When it comes to your stories, it is absolutely allowable for you to do the same thing. Using story compilations for your marketing materials can help you not only with privacy, but also with the longevity of the story’s use. The more private the story, the less likely that a person will ask for it to be removed after a period of time. 

No Identifying Information And Consent

This next item ties into the first: you MUST change identifying information, especially when it comes to children, schools, and where a client lives. Even if the client says it’s okay to publish this information (I have had clients encourage me to), this is a safety concern. It’s important to remember that the people you work with are vulnerable and you want to keep their safety as your top concern. No matter what your client is willing to share, you must obtain a full understanding and consent.
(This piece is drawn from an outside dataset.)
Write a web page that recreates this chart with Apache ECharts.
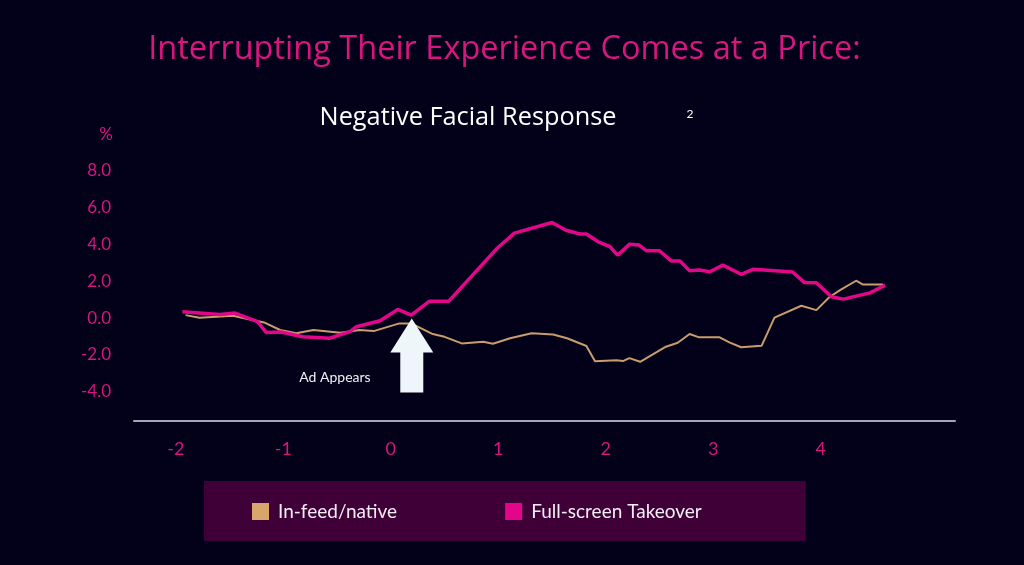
<!DOCTYPE html>
<html>
<head>
<meta charset="utf-8">
<script src="https://cdn.jsdelivr.net/npm/echarts@6/dist/echarts.min.js"></script>
<style>
html,body{margin:0;padding:0;background:#03001a;}
#chart{width:1024px;height:565px;}
</style>
</head>
<body>
<div id="chart"></div>
<script>
// ---- data ----
var titleText = 'Interrupting Their Experience Comes at a Price:';
var subtitleText = 'Negative Facial Response';
var yUnitText = '%';
var seriesNames = ['In-feed/native', 'Full-screen Takeover'];
var xTickValues = [-2, -1, 0, 1, 2, 3, 4];
var yTickValues = [-4, -2, 0, 2, 4, 6, 8];
var annotationText = 'Ad Appears';
var adAppearsAt = [0.195, -2.04];
var annotationLabelAt = [-0.52, -3.22];

// In-feed/native: [seconds, % change]
var inFeedPoints = [
  [-1.91, 0.16], [-1.78, 0.02], [-1.47, 0.13], [-1.17, -0.26], [-1.03, -0.65],
  [-0.88, -0.83], [-0.72, -0.65], [-0.47, -0.80], [-0.29, -0.65], [-0.16, -0.71],
  [0.08, -0.29], [0.19, -0.29], [0.25, -0.47], [0.39, -0.87], [0.50, -1.02],
  [0.66, -1.38], [0.86, -1.29], [0.95, -1.40], [1.11, -1.10], [1.31, -0.83],
  [1.51, -0.89], [1.64, -1.10], [1.82, -1.52], [1.90, -2.35], [2.10, -2.30],
  [2.16, -2.34], [2.22, -2.18], [2.32, -2.38], [2.56, -1.56], [2.67, -1.34],
  [2.78, -0.87], [2.87, -1.05], [3.06, -1.05], [3.15, -1.32], [3.26, -1.59],
  [3.45, -1.51], [3.57, 0.02], [3.82, 0.67], [3.96, 0.43], [4.08, 1.13],
  [4.18, 1.52], [4.33, 2.03], [4.39, 1.83], [4.58, 1.83]
];
// Full-screen Takeover: [seconds, % change]
var fullScreenPoints = [
  [-1.94, 0.34], [-1.59, 0.20], [-1.45, 0.27], [-1.24, -0.20], [-1.16, -0.78],
  [-1.02, -0.76], [-0.82, -1.02], [-0.57, -1.10], [-0.38, -0.74], [-0.32, -0.47],
  [-0.10, -0.15], [0.065, 0.47], [0.19, 0.16], [0.36, 0.92], [0.54, 0.92],
  [0.99, 3.80], [1.15, 4.62], [1.50, 5.20], [1.63, 4.78], [1.76, 4.57],
  [1.82, 4.57], [1.93, 4.15], [2.04, 3.88], [2.11, 3.42], [2.22, 4.01],
  [2.31, 3.97], [2.38, 3.66], [2.50, 3.66], [2.61, 3.11], [2.69, 3.11],
  [2.78, 2.57], [2.87, 2.61], [2.97, 2.52], [3.09, 2.88], [3.26, 2.38],
  [3.37, 2.65], [3.74, 2.50], [3.85, 1.93], [3.96, 1.92], [4.10, 1.16],
  [4.21, 1.03], [4.46, 1.37], [4.60, 1.79]
];

// ---- styles ----
var PINK = '#e4068a';
var PINK_TEXT = '#d9157f';
var TAN = '#c89d6c';
var TAN_ICON = '#d9a56b';
var FONT = 'Lato, "Noto Sans", sans-serif';
var TITLE_FONT = '"Open Sans", Lato, sans-serif';

var chart = echarts.init(document.getElementById('chart'), null, {renderer: 'canvas'});
chart.setOption({
  backgroundColor: '#03001a',
  animation: false,
  textStyle: {fontFamily: FONT},
  grid: {left: 134, right: 69, top: 171, bottom: 144, containLabel: false},
  xAxis: {
    type: 'value',
    min: -2.39, max: 5.25,
    axisLine: {show: true, onZero: false, lineStyle: {color: '#a3a3c0', width: 2}},
    axisTick: {show: false},
    splitLine: {show: false},
    axisLabel: {
      customValues: xTickValues,
      color: PINK_TEXT, fontSize: 18, margin: 19, fontFamily: FONT
    }
  },
  yAxis: {
    type: 'value',
    min: -5.6, max: 8,
    axisLine: {show: false, onZero: false},
    axisTick: {show: false},
    splitLine: {show: false},
    axisLabel: {
      customValues: yTickValues,
      color: PINK_TEXT, fontSize: 17, margin: 23, fontFamily: FONT,
      formatter: function (v) { return v.toFixed(1); }
    }
  },
  legend: {
    left: 204, top: 481,
    padding: [21, 104, 20, 48],
    backgroundColor: '#3f0037',
    itemWidth: 17, itemHeight: 17, itemGap: 108,
    icon: 'rect',
    textStyle: {color: '#f2eef4', fontSize: 19, fontFamily: FONT, padding: [0, 0, 0, 4]},
    data: [
      {name: seriesNames[0], itemStyle: {color: TAN_ICON}},
      {name: seriesNames[1], itemStyle: {color: PINK}}
    ]
  },
  graphic: [
    {type: 'text', x: 504.5, y: 50, style: {text: titleText, fill: PINK_TEXT, font: '32.5px ' + TITLE_FONT, textAlign: 'center', textVerticalAlign: 'middle'}},
    {type: 'text', x: 468, y: 118, style: {text: subtitleText, fill: '#ffffff', font: '25.3px ' + TITLE_FONT, textAlign: 'center', textVerticalAlign: 'middle'}},
    {type: 'text', x: 690, y: 114, style: {text: '2', fill: '#ffffff', font: '12px ' + FONT, textAlign: 'center', textVerticalAlign: 'middle'}},
    {type: 'text', x: 106, y: 135, style: {text: yUnitText, fill: PINK_TEXT, font: '17px ' + FONT, textAlign: 'center', textVerticalAlign: 'middle'}}
  ],
  series: [
    {
      name: seriesNames[0], type: 'line', data: inFeedPoints,
      showSymbol: false, symbol: 'none',
      lineStyle: {color: TAN, width: 2},
      itemStyle: {color: TAN_ICON},
      z: 2,
      markPoint: {
        silent: true,
        data: [
          {coord: adAppearsAt, symbol: 'path://M21.5,0 L43,34 L33,34 L33,74 L10,74 L10,34 L0,34 Z', symbolSize: [43, 74],
           itemStyle: {color: '#eef6f9'}, label: {show: false}},
          {coord: annotationLabelAt, symbol: 'circle', symbolSize: 0,
           label: {show: true, formatter: annotationText, color: '#eef2f4', fontSize: 14, fontFamily: FONT, position: 'inside'}}
        ]
      }
    },
    {
      name: seriesNames[1], type: 'line', data: fullScreenPoints,
      showSymbol: false, symbol: 'none',
      lineStyle: {color: PINK, width: 3.5},
      itemStyle: {color: PINK},
      z: 3
    }
  ]
});
</script>
</body>
</html>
Where has your client agreed to have their story told? If you only mention the printed newsletter during consent, but then later post the story online, have you gained full consent? If you’ve asked permission for the person to speak at your gala, but then record it and post it online, do you have permission to do so? It’s incredibly important to be clear about what and where you are posting items online.

Your Client Is In Control

We started this blog post discussing the necessity of letting your client be in control of their narrative and the written word is no different. Your client needs to control how much information is published, even if they want to leave out the parts of the story that you want them to include. In the grand scheme of things, we need to look at the client's participation as a favor to the organization and not a right or a demand. This also means that, if the client decides they no longer want their story up, it’s important to respect their decision and take it down.

Sunsetting Your Stories And Photos

Previously, we spoke about a code of ethics for marketing and including a sunset policy. 

Maybe you love that photo from 10 years ago and think that it shows the embodiment of your organization, but it’s time to let it go. Especially when working with younger clients, think ages 0 to 18, we need to ask ourselves if they’d still want to be a representative of our organization. Do they now have jobs and families of their own that may not know about the struggles they went through? I highly recommend that you use photos for 2 to 3 years before moving them out of rotation. 

When it comes to stories, you may be able to keep them around for 3 to 4 years if they have no identifying information, including photos and descriptions. 

No matter how long you decide to use these photos or stories, I always, always, ALWAYS say that if the person contacts you and asks that their photo or story be removed, you should do so immediately and without hesitation. 


Honoring your clients in donor stories and marketing can be easy when everyone finds themselves on the same page. In fact, sometimes the restrictions placed on us for client privacy can make you a more creative marketing person. So don’t feel anxious - feel free to become your most creative self!